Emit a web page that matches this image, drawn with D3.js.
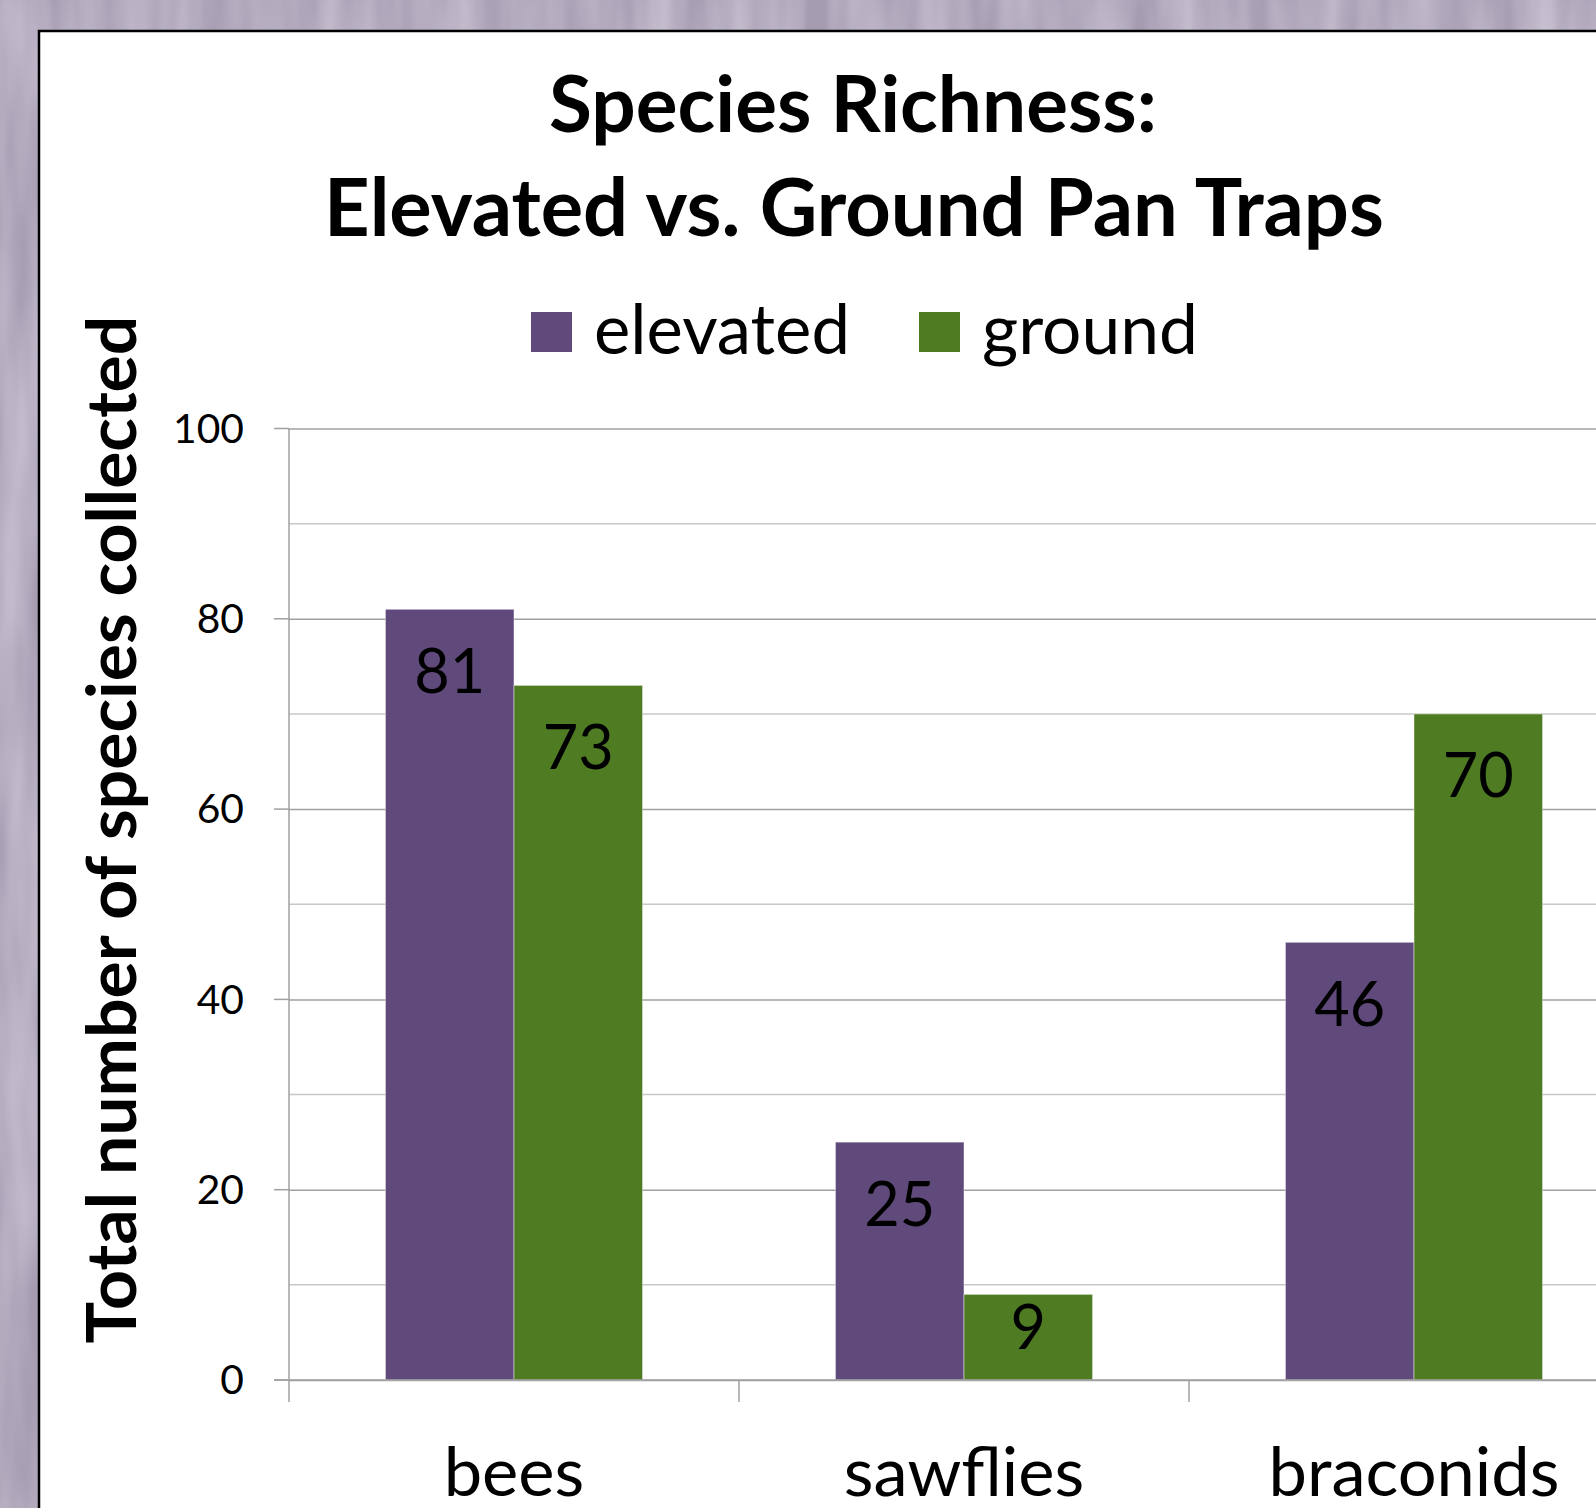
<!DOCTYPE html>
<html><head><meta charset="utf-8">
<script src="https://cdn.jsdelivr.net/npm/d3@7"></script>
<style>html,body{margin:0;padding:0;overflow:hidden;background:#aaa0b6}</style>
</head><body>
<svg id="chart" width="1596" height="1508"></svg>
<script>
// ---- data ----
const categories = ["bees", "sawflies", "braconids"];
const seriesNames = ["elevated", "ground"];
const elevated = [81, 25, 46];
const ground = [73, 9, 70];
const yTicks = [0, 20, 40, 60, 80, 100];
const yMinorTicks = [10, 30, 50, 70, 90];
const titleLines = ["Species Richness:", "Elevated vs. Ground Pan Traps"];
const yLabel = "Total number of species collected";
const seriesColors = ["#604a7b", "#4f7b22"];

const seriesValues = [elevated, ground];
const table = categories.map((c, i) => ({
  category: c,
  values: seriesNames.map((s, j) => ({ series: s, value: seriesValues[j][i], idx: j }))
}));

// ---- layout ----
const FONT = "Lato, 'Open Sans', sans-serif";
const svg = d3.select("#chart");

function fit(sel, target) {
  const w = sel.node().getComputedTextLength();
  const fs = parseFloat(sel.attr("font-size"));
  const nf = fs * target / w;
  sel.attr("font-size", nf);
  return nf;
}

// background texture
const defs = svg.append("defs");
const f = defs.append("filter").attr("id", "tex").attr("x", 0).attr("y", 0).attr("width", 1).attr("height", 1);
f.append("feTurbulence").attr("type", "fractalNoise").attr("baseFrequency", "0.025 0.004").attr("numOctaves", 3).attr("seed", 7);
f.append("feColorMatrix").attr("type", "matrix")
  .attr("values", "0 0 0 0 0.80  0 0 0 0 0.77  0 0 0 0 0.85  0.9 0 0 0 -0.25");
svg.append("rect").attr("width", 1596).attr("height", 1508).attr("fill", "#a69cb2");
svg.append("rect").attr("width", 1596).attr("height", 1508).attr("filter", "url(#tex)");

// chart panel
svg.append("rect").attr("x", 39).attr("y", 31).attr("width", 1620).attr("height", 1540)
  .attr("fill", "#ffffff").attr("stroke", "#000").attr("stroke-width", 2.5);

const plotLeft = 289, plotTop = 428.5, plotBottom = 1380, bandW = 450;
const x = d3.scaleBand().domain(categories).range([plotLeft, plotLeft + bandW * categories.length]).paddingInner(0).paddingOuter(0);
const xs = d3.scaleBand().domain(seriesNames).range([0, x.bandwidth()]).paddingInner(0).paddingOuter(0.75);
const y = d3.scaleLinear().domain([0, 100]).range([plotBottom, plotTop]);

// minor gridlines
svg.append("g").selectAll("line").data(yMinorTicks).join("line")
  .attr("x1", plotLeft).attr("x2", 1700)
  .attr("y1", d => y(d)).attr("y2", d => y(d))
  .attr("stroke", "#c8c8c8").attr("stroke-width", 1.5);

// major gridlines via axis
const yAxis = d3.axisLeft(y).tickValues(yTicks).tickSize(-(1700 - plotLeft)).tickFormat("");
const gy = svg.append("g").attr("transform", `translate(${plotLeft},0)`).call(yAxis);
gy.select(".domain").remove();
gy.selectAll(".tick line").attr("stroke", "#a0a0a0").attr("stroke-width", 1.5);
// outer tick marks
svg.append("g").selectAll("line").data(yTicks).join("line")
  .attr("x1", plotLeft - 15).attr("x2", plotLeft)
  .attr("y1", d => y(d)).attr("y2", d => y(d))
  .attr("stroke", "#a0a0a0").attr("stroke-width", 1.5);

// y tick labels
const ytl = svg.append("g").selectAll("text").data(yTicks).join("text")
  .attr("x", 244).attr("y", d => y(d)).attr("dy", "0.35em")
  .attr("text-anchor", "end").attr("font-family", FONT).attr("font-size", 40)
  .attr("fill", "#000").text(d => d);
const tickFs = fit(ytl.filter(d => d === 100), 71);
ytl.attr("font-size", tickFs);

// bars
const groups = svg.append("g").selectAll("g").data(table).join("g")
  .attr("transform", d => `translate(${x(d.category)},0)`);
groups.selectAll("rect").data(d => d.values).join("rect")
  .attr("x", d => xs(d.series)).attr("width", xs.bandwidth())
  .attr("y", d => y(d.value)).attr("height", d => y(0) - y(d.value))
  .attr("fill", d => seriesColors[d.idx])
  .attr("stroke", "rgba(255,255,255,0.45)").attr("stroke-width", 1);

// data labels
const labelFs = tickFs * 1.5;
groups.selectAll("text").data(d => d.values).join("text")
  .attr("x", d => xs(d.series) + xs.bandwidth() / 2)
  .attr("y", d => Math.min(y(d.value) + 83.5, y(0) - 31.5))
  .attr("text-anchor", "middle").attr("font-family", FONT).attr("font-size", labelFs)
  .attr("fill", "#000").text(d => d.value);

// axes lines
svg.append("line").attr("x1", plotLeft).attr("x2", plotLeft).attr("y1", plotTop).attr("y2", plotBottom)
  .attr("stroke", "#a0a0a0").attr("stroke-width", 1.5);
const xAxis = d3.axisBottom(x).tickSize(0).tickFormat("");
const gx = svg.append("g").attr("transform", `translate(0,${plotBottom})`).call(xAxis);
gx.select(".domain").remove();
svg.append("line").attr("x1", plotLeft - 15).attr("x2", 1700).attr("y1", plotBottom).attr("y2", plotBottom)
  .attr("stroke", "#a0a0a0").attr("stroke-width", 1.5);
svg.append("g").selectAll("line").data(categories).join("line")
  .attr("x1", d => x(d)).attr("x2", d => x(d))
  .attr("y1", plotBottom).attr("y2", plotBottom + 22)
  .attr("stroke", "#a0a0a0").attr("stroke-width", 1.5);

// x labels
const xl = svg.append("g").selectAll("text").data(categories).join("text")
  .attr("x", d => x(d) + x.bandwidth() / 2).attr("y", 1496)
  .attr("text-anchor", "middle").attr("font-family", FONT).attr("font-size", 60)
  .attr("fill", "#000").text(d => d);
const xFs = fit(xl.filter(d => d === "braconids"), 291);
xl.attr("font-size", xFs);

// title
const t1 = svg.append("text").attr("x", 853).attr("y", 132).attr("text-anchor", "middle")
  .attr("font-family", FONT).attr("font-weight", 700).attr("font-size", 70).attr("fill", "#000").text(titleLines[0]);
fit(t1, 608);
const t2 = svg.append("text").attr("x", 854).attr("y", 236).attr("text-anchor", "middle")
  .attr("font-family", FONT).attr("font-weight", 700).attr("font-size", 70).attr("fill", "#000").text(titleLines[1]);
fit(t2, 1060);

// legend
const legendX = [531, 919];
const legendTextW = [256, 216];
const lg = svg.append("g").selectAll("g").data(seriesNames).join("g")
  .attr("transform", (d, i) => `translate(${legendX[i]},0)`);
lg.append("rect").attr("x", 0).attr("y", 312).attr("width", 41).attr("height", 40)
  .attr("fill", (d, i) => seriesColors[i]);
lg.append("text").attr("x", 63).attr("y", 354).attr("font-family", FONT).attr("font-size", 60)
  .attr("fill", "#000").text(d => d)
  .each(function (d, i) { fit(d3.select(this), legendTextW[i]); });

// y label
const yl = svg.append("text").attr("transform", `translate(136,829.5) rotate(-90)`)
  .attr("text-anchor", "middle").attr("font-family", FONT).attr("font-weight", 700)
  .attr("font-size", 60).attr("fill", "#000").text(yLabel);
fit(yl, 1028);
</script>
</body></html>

[TASK]: All lines above containing the string "this" are to be collected.

[PROBLEM SOLUTION]:
Emit a web page that matches this image, drawn with D3.js.
  .each(function (d, i) { fit(d3.select(this), legendTextW[i]); });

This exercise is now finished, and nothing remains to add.